Sans crier au marxisme, le cinéma peut incarner un vecteur-autoroute pour fustiger l’aliénation au travail. Du train-train à la sortie de rails, le cocon-fourmilière se mue en agora vertigineuse où le dévoué, naguère boosté par les embruns solidaires, se retrouve déprimé tout cru. Trois films de Philippe Le Guay, réalisateur et scénariste aussi minutieux que discret, figurent ce terrain glissant que l’on polit à mesure qu’il est foulé. Du jour au lendemain semble le plus rattaché au thème du labeur. Parmi le gris des monolithes banlieusards, un Poelevorde cerné. Son François Berthier, banquier pétri d’ordinaire, étreint une malchance quotidienne symbolique : machine à café revêche, dessert convoité à piqué par un collègue au dernier moment à la cantine.
D’un chaloupé rigoureux, les scènes essaiment et assènent des chocs silencieux. Pour mieux ensuite, dans des excès bien placés, lâcher son fauve Poelevorde, finalement nostalgique du roulis de sa guigne. Comme lui, la meilleure scène, dont notre compatriote a pourtant encore honte aujourd’hui, grille un fusible. Ce film à la fois triste et fantasque se transforme en comédie musicale barriolée. Paroxysme du lâcher-prise : les complications de l’intrigue se résolvent en un couplet avant que ne frappe de plus belle, un peu plus loin, le revers de ces vers. Un écart prodigieux qui rend l’œuvre visionnaire et plus cohérente qu’on ne le croirait.
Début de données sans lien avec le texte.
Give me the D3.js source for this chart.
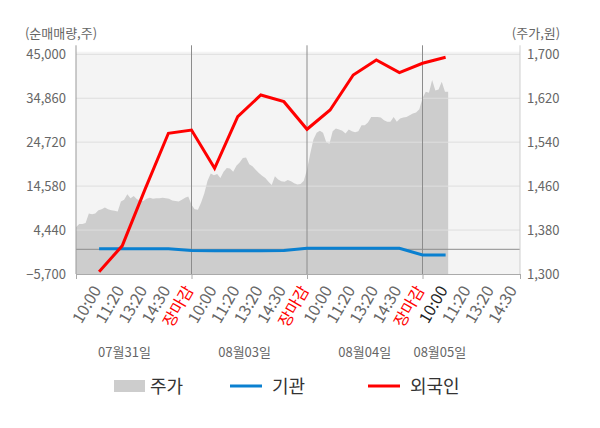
<!DOCTYPE html>
<html>
<head>
<meta charset="utf-8">
<script src="https://cdn.jsdelivr.net/npm/d3@7"></script>
<style>
  body { margin: 0; background: #fff; }
  svg { display: block; font-family: "Noto Sans CJK KR", "Noto Sans", sans-serif; }
</style>
</head>
<body>
<svg id="chart" width="600" height="428"></svg>
<script>
// x positions are "slots": each trading day is 5 slots wide, slot 0 = open of day 1
const xLabels = [
  "10:00", "11:20", "13:20", "14:30", "장마감",
  "10:00", "11:20", "13:20", "14:30", "장마감",
  "10:00", "11:20", "13:20", "14:30", "장마감",
  "10:00", "11:20", "13:20", "14:30"
];
const currentLabel = 15; // index of the latest time label (day 4, 10:00)
const days = ["07월31일", "08월03일", "08월04일", "08월05일"];
const dayLabelSlot = [2.1, 7.3, 12.5, 15.75];

const leftTicks = [-5700, 4440, 14580, 24720, 34860, 45000];
const rightTicks = [1300, 1380, 1460, 1540, 1620, 1700];

// net buying, one value per time label (slots 1..16)
const foreign = [-5170, 800, 13990, 26770, 27530, 18690, 30600, 35610, 34070,
                 27700, 32150, 40230, 43690, 40760, 42930, 44310];
const institution = [100, 100, 100, 100, -300, -320, -320, -320, -300,
                     230, 230, 230, 230, 230, -1320, -1320];

// intraday price per day, sampled evenly (36 samples per full day)
const priceDay1 = [1385, 1391, 1391, 1393, 1410, 1409, 1410, 1416, 1418, 1421, 1418, 1416,
                   1415, 1414, 1432, 1435, 1445, 1438, 1442, 1436, 1434, 1433, 1437, 1439,
                   1437, 1438, 1438, 1439, 1438, 1437, 1434, 1433, 1432, 1435, 1439, 1441];
const priceDay2 = [1426, 1418, 1417, 1430, 1447, 1470, 1483, 1480, 1482, 1475, 1486, 1493,
                   1492, 1486, 1497, 1503, 1511, 1512, 1500, 1496, 1490, 1484, 1479, 1475,
                   1468, 1462, 1478, 1472, 1469, 1468, 1471, 1469, 1465, 1463, 1464, 1470];
const priceDay3 = [1490, 1519, 1545, 1557, 1561, 1557, 1540, 1537, 1560, 1565, 1563, 1561,
                   1556, 1563, 1560, 1558, 1560, 1571, 1571, 1576, 1586, 1586, 1586, 1585,
                   1580, 1577, 1577, 1586, 1577, 1583, 1585, 1586, 1589, 1592, 1594, 1600];
const priceDay4 = [1620, 1632, 1630, 1653, 1634, 1636, 1650, 1632];

const samplesPerDay = 36;
const price = [];
[priceDay1, priceDay2, priceDay3, priceDay4].forEach((vals, d) => {
  vals.forEach((v, i) => price.push({slot: d * 5 + i * 5 / samplesPerDay, value: v}));
});
price.push({slot: 15 + priceDay4.length * 5 / samplesPerDay, value: priceDay4[priceDay4.length - 1]});

const svg = d3.select("#chart");
const plotLeft = 76, plotRight = 520, plotTop = 54.3, plotBottom = 274;

const x = d3.scaleLinear().domain([0, 19.22]).range([plotLeft, plotRight]);
const yL = d3.scaleLinear().domain([-5700, 45000]).range([plotBottom, plotTop]);
const yR = d3.scaleLinear().domain([1300, 1700]).range([plotBottom, plotTop]);

// plot background
svg.append("rect")
  .attr("x", plotLeft).attr("y", plotTop - 2.6)
  .attr("width", plotRight - plotLeft).attr("height", plotBottom - plotTop + 2.6)
  .attr("fill", "#f4f4f4");

// price area
svg.append("path")
  .datum(price)
  .attr("fill", "#cdcdcd")
  .attr("d", d3.area()
    .x(d => x(d.slot))
    .y0(plotBottom)
    .y1(d => yR(d.value)));

// horizontal grid
svg.append("g")
  .selectAll("line")
  .data(leftTicks.slice(1))
  .join("line")
    .attr("x1", plotLeft).attr("x2", plotRight)
    .attr("y1", d => yL(d)).attr("y2", d => yL(d))
    .attr("stroke", "#dedede").attr("stroke-width", 1);

// zero line
svg.append("line")
  .attr("x1", plotLeft).attr("x2", plotRight)
  .attr("y1", yL(0)).attr("y2", yL(0))
  .attr("stroke", "#8c8c8c").attr("stroke-width", 1);

// day separators
svg.append("g")
  .selectAll("line")
  .data([5, 10, 15])
  .join("line")
    .attr("x1", d => x(d)).attr("x2", d => x(d))
    .attr("y1", plotTop - 9).attr("y2", plotBottom)
    .attr("stroke", "#8c8c8c").attr("stroke-width", 1);

// axes
const lAxis = svg.append("g")
  .attr("transform", `translate(${plotLeft},0)`)
  .call(d3.axisLeft(yL).tickValues(leftTicks).tickFormat(d3.format(",")).tickSize(0).tickPadding(10));
lAxis.select(".domain").attr("d", `M0,${plotTop - 9}V${plotBottom}`).attr("stroke", "#999");

const rAxis = svg.append("g")
  .attr("transform", `translate(${plotRight},0)`)
  .call(d3.axisRight(yR).tickValues(rightTicks).tickFormat(d3.format(",")).tickSize(0).tickPadding(7));
rAxis.select(".domain").attr("d", `M0,${plotTop - 9}V${plotBottom}`).attr("stroke", "#cfcfcf");

[lAxis, rAxis].forEach(a => a.selectAll("text")
  .attr("fill", "#666").style("font-size", "13px").style("font-family", "'Noto Sans CJK KR'"));

const bAxis = svg.append("g")
  .attr("transform", `translate(0,${plotBottom})`)
  .call(d3.axisBottom(x).tickValues([0, 5, 10, 15, 19.22]).tickFormat("").tickSize(5));
bAxis.select(".domain").attr("stroke", "#aaa");
bAxis.selectAll(".tick line").attr("stroke", "#aaa");

const labelAxis = svg.append("g")
  .attr("transform", `translate(0,${plotBottom})`)
  .call(d3.axisBottom(x).tickValues(d3.range(1, xLabels.length + 1)).tickFormat((d, i) => xLabels[i]).tickSize(0));
labelAxis.select(".domain").remove();
labelAxis.selectAll("text")
  .attr("text-anchor", "end")
  .attr("dy", null)
  .attr("y", 0)
  .attr("transform", "translate(2,16) rotate(-60)")
  .style("font-size", "16px")
  .style("font-family", "'Noto Sans CJK KR'")
  .attr("fill", (d, i) => xLabels[i] === "장마감" ? "#ff0000" : (i === currentLabel ? "#222" : "#666"));

// date labels
svg.append("g")
  .selectAll("text")
  .data(days)
  .join("text")
    .attr("x", (d, i) => x(dayLabelSlot[i]))
    .attr("y", 357)
    .attr("text-anchor", "middle")
    .attr("fill", "#666")
    .style("font-size", "13px")
    .text(d => d);

// axis titles
svg.append("text").attr("x", 61).attr("y", 38).attr("text-anchor", "middle")
  .attr("fill", "#666").style("font-size", "13px").text("(순매매량,주)");
svg.append("text").attr("x", 536).attr("y", 38).attr("text-anchor", "middle")
  .attr("fill", "#666").style("font-size", "13px").text("(주가,원)");

// net buying lines
const line = d3.line()
  .x((d, i) => x(i + 1))
  .y(d => yL(d));

svg.append("path")
  .datum(institution)
  .attr("fill", "none")
  .attr("stroke", "#0a80d0")
  .attr("stroke-width", 3)
  .attr("d", line);

svg.append("path")
  .datum(foreign)
  .attr("fill", "none")
  .attr("stroke", "#ff0000")
  .attr("stroke-width", 3)
  .attr("d", line);

// legend
const legend = svg.append("g").style("font-size", "18px").attr("fill", "#333");
legend.append("rect").attr("x", 114).attr("y", 380).attr("width", 31).attr("height", 12).attr("fill", "#cdcdcd");
legend.append("text").attr("x", 150).attr("y", 392.5).text("주가");
legend.append("line").attr("x1", 230).attr("x2", 262).attr("y1", 386).attr("y2", 386)
  .attr("stroke", "#0a80d0").attr("stroke-width", 3);
legend.append("text").attr("x", 272).attr("y", 392.5).text("기관");
legend.append("line").attr("x1", 368).attr("x2", 400).attr("y1", 386).attr("y2", 386)
  .attr("stroke", "#ff0000").attr("stroke-width", 3);
legend.append("text").attr("x", 410).attr("y", 392.5).text("외국인");
</script>
</body>
</html>
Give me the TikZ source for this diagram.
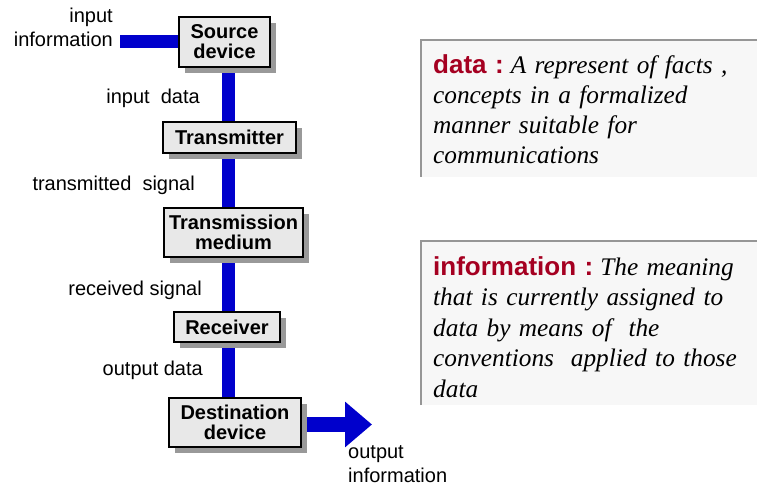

Du Jour au lendemain rappelle comment s’extirper des rails peut livrer de l’oxygène avant de devenir anxiogène. Alceste à Bicyclette transpose ce constat vers un univers plus huppé. Acteur émérite repenti et exilé sur l’île de Ré, Luchini y déploie une science du théâtre empreinte d’aigreur. Il titille les nerfs d’un confrère admiratif dans un passionnant jeu de séduction autoritaire. Avec ce ping-pong verbal, Le Guay épingle les rapports de force entre coqs d’une même haute-cour. Ces épisodes apportent davantage. Emprunté au champ lexical de ces fadas de Molière, le mot « répétitions » prend ici tout son sens.
À l’instar de Du jour au lendemain, Alceste bâtit sa structure sur des jeux de dupes, de miroir, d’échos. Les deux acteurs, à selle d’un vélo sans freins, tombent dans le lac à quelques jours d’intervalles. Moins pour mariner dans le même jus que pour se jeter à l’eau à tour de rôle. Tout comme ils incarnent le personnage-titre du Misanthrope en alternance, ils se succèdent aux places de bretteur et d’assailli. Le travail face-à-face intensif que ces virtuoses s’infligent permet de bras de fer entre dominant-gagnant et dominé-lésé.
Le Guay complète le propos de cette lutte au vertical en faveur d’un effaissement vers l’horizontal dans Les Femmes du 6ème étage, paru avant. « Parfois, la relation inter-personnelle s’opère en diagonale, c’est bien aussi », me disait une collègue. Cette œuvre lucide à propos des classes sociales illustre une telle trajectoire, transgressive du rigide. On y retrouve Luchini en bourgeois que l’empathie gagne à mesure qu’il côtoie les femmes de ménage espagnoles de sa résidence. Moins mièvre que Spanglish, où la servante devient carrément la muse d’Adam Sandler, le film reste tiède : les nantis se montrent gentils mais restent maladroits et pantois.
D’abord, la rencontre est mûe par leur opportunisme : « c’est fini, les bretonnes, ma chère ! Aujourd’hui, tout le monde a une espagnole ». Ensuite, tout sensibilisé qu’ils soient, les patrons demeurent à côté de la plaque, pas loin de la claque. « Vous voulez téléphoner à votre famille ? ». « Ils sont tous morts, exécutés par les franquistes ». Luchini a beau se débattre, il ne déctricottera pas son aura de noble avec de simples aiguilles-botte-de-foin. Malgré les efforts, ni l’émancipation ni l’affranchissement ne s’accomplissent d’une traite, sans étapes. Plutôt que de tendre l’autre joue au joug, Le Guay enseigne la nécessité d’un coup (d’huile) de coude radical pour se débarasser des rapports de hiérarchie induits par le travail. Quand ses personnages louvoient, bottent en touche façon demi-mesure, le poids de leurs écarts les rattrappent avec démesure. Ces trois films nous auront prévenus. Maintenant, gare au délit d’initié.